An Interesting and eclectic list.

John

MovieMan0283 said...

I couldn't add too many films to the list from my own experience, but I did once try that "Dark Side of Oz" gimmick while mildly stoned. The music syncing up to the image was not especially effective (I've seen better examples that were inadvertent and not chemically lubricated) but it did open up a space to view the film - and its dark underbelly - through an entirely different lens. The artificiality of the movie is heightened (you can sense the cameras and crews just off-screen, and the sense that everything, even the open-air scenes, is taking place in a vaulted, closed-off studio) while the emotional and psychological undertones of its story, its visuals, and its historical backdrop (knowing how troubled Judy Garland was, and on a larger scale, the dire social conditions of 1939) are exploded.
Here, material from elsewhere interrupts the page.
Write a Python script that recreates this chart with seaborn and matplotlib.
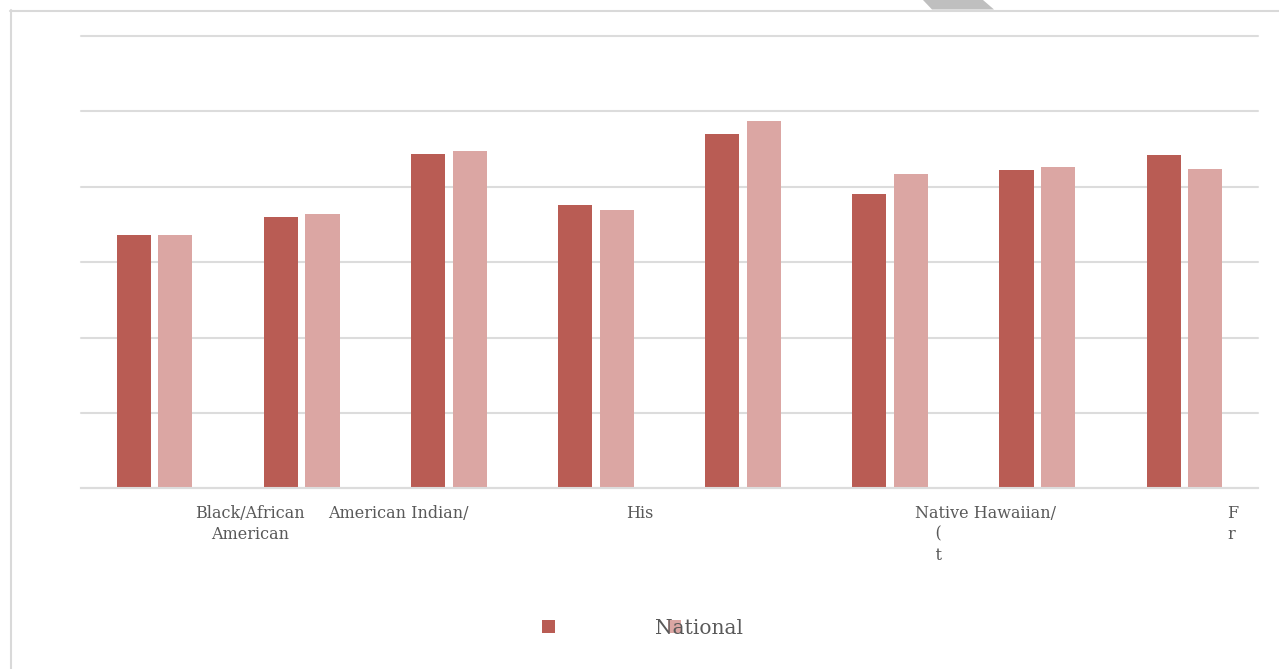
import matplotlib
matplotlib.use("Agg")
import matplotlib.pyplot as plt
from matplotlib.patches import Patch, Polygon
from matplotlib.lines import Line2D
import seaborn as sns
import pandas as pd

# ---- data ----
categories = ["G1", "G2", "G3", "G4", "G5", "G6", "G7", "G8"]
series_names = ["State", "National"]
state_values = [33.6, 36.0, 44.4, 37.6, 47.0, 39.0, 42.2, 44.2]
national_values = [33.6, 36.4, 44.7, 36.9, 48.7, 41.7, 42.6, 42.3]
legend_labels = ["", "National"]
tick_labels = ["Black/African\nAmerican", "American Indian/", "His",
               "Native Hawaiian/\n    (\n    t", "F\nr"]
tick_positions = [0.65, 1.655, 3.30, 5.65, 7.33]
colors = ["#B95C54", "#DBA6A3"]

df = pd.DataFrame({
    "category": categories * 2,
    "series": [series_names[0]] * len(categories) + [series_names[1]] * len(categories),
    "value": state_values + national_values,
})

sns.set_theme(style="white")
plt.rcParams["font.family"] = ["DejaVu Serif", "DejaVu Sans"]

W, H = 1279, 669
fig = plt.figure(figsize=(W / 100, H / 100), dpi=100)
ax = fig.add_axes([81 / W, (H - 488.3) / H, (1258 - 81) / W, (488.3 - 36) / H])

sns.barplot(data=df, x="category", y="value", hue="series", order=categories,
            hue_order=series_names, palette=colors, saturation=1, width=0.565,
            gap=0.18, linewidth=0, legend=False, ax=ax)

ax.set_ylim(0, 60)
ax.set_xlim(-0.5, len(categories) - 0.5)
ax.set_yticks(range(0, 61, 10))
ax.yaxis.grid(True, color="#DCDCDC", linewidth=1.5)
for gl in ax.get_ygridlines():
    gl.set_clip_on(False)
ax.set_axisbelow(True)
ax.tick_params(axis="y", left=False, labelleft=False)
for s in ["left", "right", "top"]:
    ax.spines[s].set_visible(False)
ax.spines["bottom"].set_color("#DCDCDC")
ax.spines["bottom"].set_linewidth(1.5)
ax.set_xlabel("")
ax.set_ylabel("")
ax.set_xticks(tick_positions)
ax.set_xticklabels(tick_labels, fontsize=11.5, color="#595959")
for t in ax.get_xticklabels():
    t.set_multialignment("center" if "Black" in t.get_text() else "left")
    t.set_linespacing(1.3)
ax.tick_params(axis="x", bottom=False, pad=6)

# legend
fs = 14.5
fs_px = fs * 100 / 72
handles = [Patch(facecolor=c, edgecolor="none") for c in colors]
fig.legend(handles, legend_labels, loc="center left",
           bbox_to_anchor=(542 / W, 1 - 628 / H), ncol=2, frameon=False,
           fontsize=fs, labelcolor="#595959",
           handlelength=13 / fs_px, handleheight=13 / fs_px,
           handletextpad=-26 / fs_px, columnspacing=139 / fs_px,
           borderpad=0, borderaxespad=0)

# chart frame and decoration
fig.add_artist(Line2D([10.5 / W, 10.5 / W], [0, 1 - 10 / H], color="#D9D9D9",
                      linewidth=1.5, transform=fig.transFigure))
fig.add_artist(Line2D([10 / W, 1], [1 - 10.5 / H, 1 - 10.5 / H], color="#D9D9D9",
                      linewidth=1.5, transform=fig.transFigure))
fig.add_artist(Polygon([[923 / W, 1], [983 / W, 1], [994 / W, 1 - 9.5 / H],
                        [932 / W, 1 - 9.5 / H]], closed=True, facecolor="#BFBFBF",
                       edgecolor="none", transform=fig.transFigure))

fig.savefig("out.png", dpi=100)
At least for me.

sarahnomics said...

One time I was on mushrooms with some friends and I put on The Dark Crystal and it upset everyone but me.

Lisa said...

I'm not into drugs but I think "Half-Baked" is one of the most delightful -- and totally hilarious -- comedies ever! Just love it!

What about something like "Tenacious D -- The Pick of Destiny"? That's kind of trippy, too, and funny.

Dean Treadway said...

The weirdest movie I ever tripped to was THE BRIDGES OF MADISON COUNTY. Lemme tell ya, every glass of tea Streep and Eastwood had was a cosmic experience!